Tesla should not be a history report: It should engage on some visceral level. The surrounding structure is uniquely artistic and unpredictable; the content plays as pedestrian. The result is like a pie with an amazing and complex crust but a bland, tasteless filling.

There is a wonderful scene that ends in a small food fight between Edison and Tesla. This, like several other moments, are then corrected as only fantasy. The random appearance of a cellphone is a slyly introduced anachronism. This is where the film delights and surprises. The speculation, the what-if’s, and the flights of fancy engage us for a few moments but then we drift back into soporific stupor. There is great deal espoused about idealism versus capitalism and creation versus commerce. All are important concepts but they are not presented in any dramatic fashion.

When Tesla sets up his laboratory at Wardenclyffe in Shoreham, there are enough lightning flashes and electrical storms for half a dozen Frankenstein movies. It is stretches like these that seem to go on with little purpose.

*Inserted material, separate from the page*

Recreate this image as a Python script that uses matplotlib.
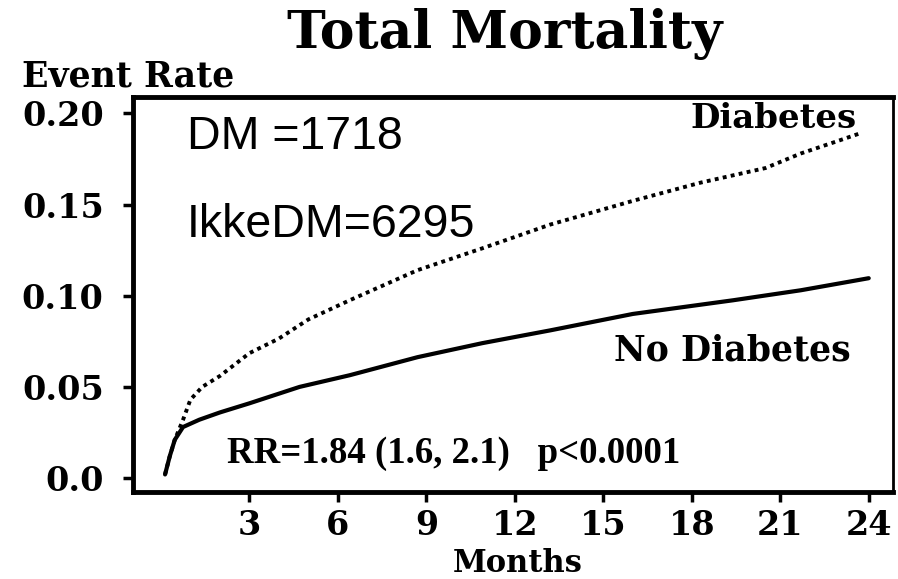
import matplotlib
matplotlib.use("Agg")
import matplotlib.pyplot as plt

# Kaplan-Meier style event rates
months_dm = [0.14, 0.3, 0.47, 0.75, 1.0, 1.4, 2.0, 3.0, 4.0, 5.0, 6.4, 8.7,
             10.9, 13.2, 16.0, 18.3, 20.5, 21.7, 22.8, 23.7]
rate_dm = [0.002, 0.012, 0.021, 0.032, 0.043, 0.050, 0.056, 0.0685, 0.0765,
           0.087, 0.0975, 0.114, 0.126, 0.139, 0.152, 0.162, 0.170, 0.178,
           0.184, 0.189]

months_no = [0.14, 0.3, 0.47, 0.75, 1.3, 2.0, 3.0, 4.7, 6.4, 8.7, 10.9, 13.2,
             16.0, 19.4, 21.7, 24.0]
rate_no = [0.002, 0.012, 0.021, 0.028, 0.032, 0.036, 0.041, 0.050, 0.0564,
           0.0663, 0.074, 0.081, 0.090, 0.0975, 0.103, 0.1096]

x_ticks = [3, 6, 9, 12, 15, 18, 21, 24]
y_ticks = [0.0, 0.05, 0.10, 0.15, 0.20]
y_tick_labels = ["0.0", "0.05", "0.10", "0.15", "0.20"]

serif = "DejaVu Serif"
times = "Liberation Serif"
sans = "Liberation Sans"

fig = plt.figure(figsize=(8.98, 5.79), dpi=100)
ax = fig.add_axes([0.148, 0.150, 0.846, 0.682])

ax.plot(months_no, rate_no, color="black", linewidth=3.0,
        solid_capstyle="round")
ax.plot(months_dm, rate_dm, color="black", linewidth=2.8,
        linestyle=(0, (1, 1.1)))

ax.set_xlim(-0.95, 24.81)
ax.set_ylim(-0.0077, 0.2088)

ax.set_xticks(x_ticks)
ax.set_xticklabels([str(t) for t in x_ticks], fontfamily=serif,
                   fontweight="bold", fontsize=24)
ax.set_yticks(y_ticks)
ax.set_yticklabels(y_tick_labels, fontfamily=serif, fontweight="bold",
                   fontsize=24)
ax.tick_params(axis="both", direction="out", length=7, width=2.5,
               color="black")
ax.tick_params(axis="x", pad=5)
ax.tick_params(axis="y", pad=14)

for side in ["left", "bottom", "top"]:
    ax.spines[side].set_linewidth(3.5)
ax.spines["right"].set_linewidth(2.0)

# title and axis labels placed like the scan
fig.text(0.562, 0.917, "Total Mortality", ha="center", va="baseline",
         fontfamily=serif, fontweight="bold", fontsize=37.5)
fig.text(0.0245, 0.85, "Event Rate", ha="left", va="baseline",
         fontfamily=serif, fontweight="bold", fontsize=25)
fig.text(0.577, 0.012, "Months", ha="center", va="baseline",
         fontfamily=serif, fontweight="bold", fontsize=22)

# annotations inside the plot
ax.text(0.88, 0.187, "DM =1718", ha="left", va="center",
        fontfamily=sans, fontsize=33.5)
ax.text(0.88, 0.139, "IkkeDM=6295", ha="left", va="center",
        fontfamily=sans, fontsize=33.5)
ax.text(23.6, 0.197, "Diabetes", ha="right", va="center",
        fontfamily=serif, fontweight="bold", fontsize=24.5)
ax.text(23.4, 0.070, "No Diabetes", ha="right", va="center",
        fontfamily=serif, fontweight="bold", fontsize=25)
ax.text(2.24, 0.0137, "RR=1.84 (1.6, 2.1)   p<0.0001", ha="left",
        va="center", fontfamily=times, fontweight="bold", fontsize=26.5)

fig.savefig("out.png", dpi=100)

Ethan Hawke makes Tesla a brooding genius, full of tics and OCD. As always, he fully commits to the role and delivers the best he can. But the problem is we never really learn who Tesla is. In many ways, he is a cipher at the center of his own story. Kyle MacLachlan’s Edison is an egotist of epic proportion but allows flashes of doubt to peek through. There are occasional sparks between them and the rivalry between these dysfunctional geniuses offer the strongest sequences. If only there were more.

Eve Hewson’s Anne Morgan is a fully-realized character, the underlying but never spoken love for Tesla a driving factor. She makes the  marveling at his genius and exasperation with his inability to communicate completely natural. Jim Gaffigan is a blowsy and sincere George Westinghouse and loses himself in the character. J.P. Morgan, as played by Donnie Keshawarz, enters late and is a borderline melodrama villain.

Rebecca Dayan as the grand dame of the theatre, Sarah Bernhardt, steers her away from the dangers of caricature, and her fascination with Tesla is intriguing if not fully explored. The rest of the cast are given one note each to play, and they struggle along with the weightier sections of exposition.

There are at least half a dozen electrical references that could be made to cleverly sum-up Tesla — comments about random sparks or broken circuits. But, ultimately, it is much simpler than that: The film just doesn’t work.

Tesla is rated PG-13 for some thematic material and some nudity.